Profissões para mulheres e outros artigos feministas é um livro de Virginia Woolf (1882 – 1941) que contém sete ensaios questionadores e provocadores em relação às mulheres na sociedade e no mercado de trabalho. A forma como a autora conduz o seu raciocínio, colabora para a compreensão do movimento feminista, desde seu primórdios aos dias de hoje, o que nos revela uma escritora muito à frente de seu tempo.
Uma briga
Em 1905 Virginia Woolf escreveu uma resenha para o The Guardian sobre “A nota feminina na literatura“, de W. L. Courtney, que, entre outras ideias tolas, afirma que mulheres não fazem literatura de qualidade. A resposta de Virginia Woolf – clara e objetiva – reduz o pensamento de Courtney e então, fica marcado nesse texto, a sabedoria dela perante o cômodo mundo patriarcal de sua época e o quanto ela estava a frente. E de novo, em 1920, o romancista Arnold Bennett publicou ensaios sobre a “inferioridade intelectual das mulheres”, o que fez Virginia Woolf parar de escrever O quarto de Jacob, para responder o escritor, que a responde de volta, e ela responde novamente até que ele desiste da “briga”.
Comento esses dois texto para usá-lo como o ponto de partida do feminismo de Virginia Woolf, o que ela fez foi se incomodar com a publicação desses textos e então rebatê-los com a sua sabedoria nata – de uma mulher que não frequentou a escola e recebeu educação em casa.
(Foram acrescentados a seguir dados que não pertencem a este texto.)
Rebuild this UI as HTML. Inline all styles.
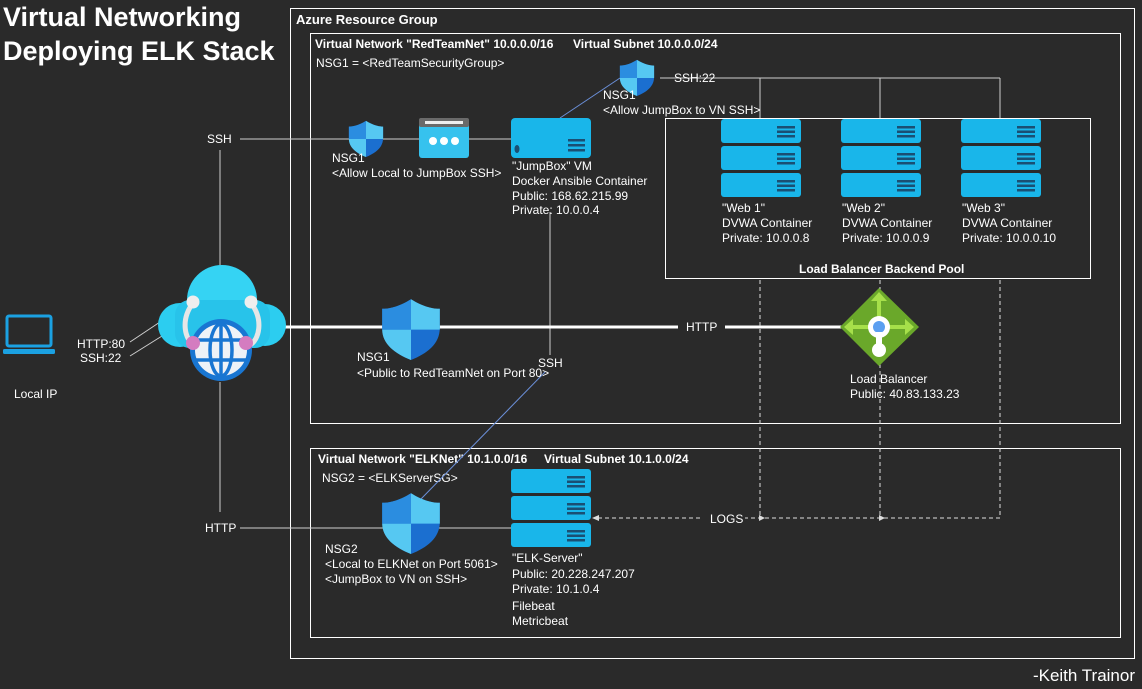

Ao lê-los, principalmente esses dois primeiros, fica evidente o seu impulso em querer esclarecer as coisas, em narrar no sentido de informar e não diminuir a imagem do outro, como fez os dois escritores em questão. E eu gosto muito dessa postura, como ela mesma registrou em Orlando “Nenhuma paixão é mais forte, no peito humano, que o desejo de impor aos demais a própria crença”. Ou seja, quando queremos expôr a nossa opinião deve-se levar em conta a base dela, que não pode estar numa prova banal que o outro lado está errado.
Percebi que a resposta de Virginia Woolf para esses dois artigos caminham tranquilos sobre esse ponto, sem bater de frente, mas plantando dúvidas, ela faz com que o leitor – atento – fique do lado dela, com orgulho.
Além desses dois artigos, há muito mais no livro. Um deles é “Profissões para mulheres“, que me emociona toda vez que leio, um texto que ela leu para a Sociedade Nacional de Auxílio às Mulheres em 1931. Nele, ela discorre sobre o motivo de estar ali, falando para mulheres trabalhadoras, pois não se sente com infinitas experiências profissionais, mas percebe a oportunidade de contar um pouco sobre como é ser uma mulher escritora. Abaixo um pequeno trecho (que foi difícil escolher):
“E, quando eu estava escrevendo aquela resenha, descobri que, se fosse resenhar livros, ia ter de combater um certo fantasma. E o fantasma era uma mulher, e quando a conheci melhor, dei a ela o nome da heroína de um famoso poema, “O Anjo do Lar”. Era ela que costumava aparecer entre mim e o papel enquanto eu fazia resenhas. Era ela que me incomodava, tomava meu tempo e me atormentava tanto que no fim matei essa mulher.” (p. 11)
O que ela diz é que nós, mulheres, sem querer, nos colocamos na posição típica da mulher vista por olhos patriarcais: devemos ser meigas, delicadas, educadas, saber agradar e não dar nossa verdadeira opinião, pois afinal, não possuímos. Então, cada vez que ela pegava o papel para escrever, essa mulher, esse “anjo do lar” aparecia para brecar o seu raciocínio, como se fosse um espaço proibido para ela. Proibido para quem? E é isso que nós mulheres, em todas as profissões, classes, religião, país, devemos buscar. Não é tarefa fácil, eu, devota de Virginia Woolf, ainda não consegui matar o meu Anjo Do Lar totalmente, mas estou no caminho.
Mulheres trabalhadoras
Virginia Woolf caiu no gosto das mulheres de sua época e por isso ela também foi convidada para escrever a introdução do livro “A vida como conhecemos”, escrito por mulheres de uma cooperativa de trabalhadoras. É lindo de ler, ao final, você quer levantar da poltrona, colocar o livro cuidadosamente sobre ela e aplaudir.
O nome do prefácio é “Memórias de uma União das Trabalhadoras” e a sensação é que ela está simplesmente conversando com o leitor sobre a união das mulheres, as oportunidades de educação e cultura, os estímulos sociais de cada um, querendo que ele entenda o quanto a vida surpreende – para melhor e pior – mais que a literatura, ao mesmo tempo o quanto é importante a liberdade das mulheres, num sentido mais profundo que a vida e a arte.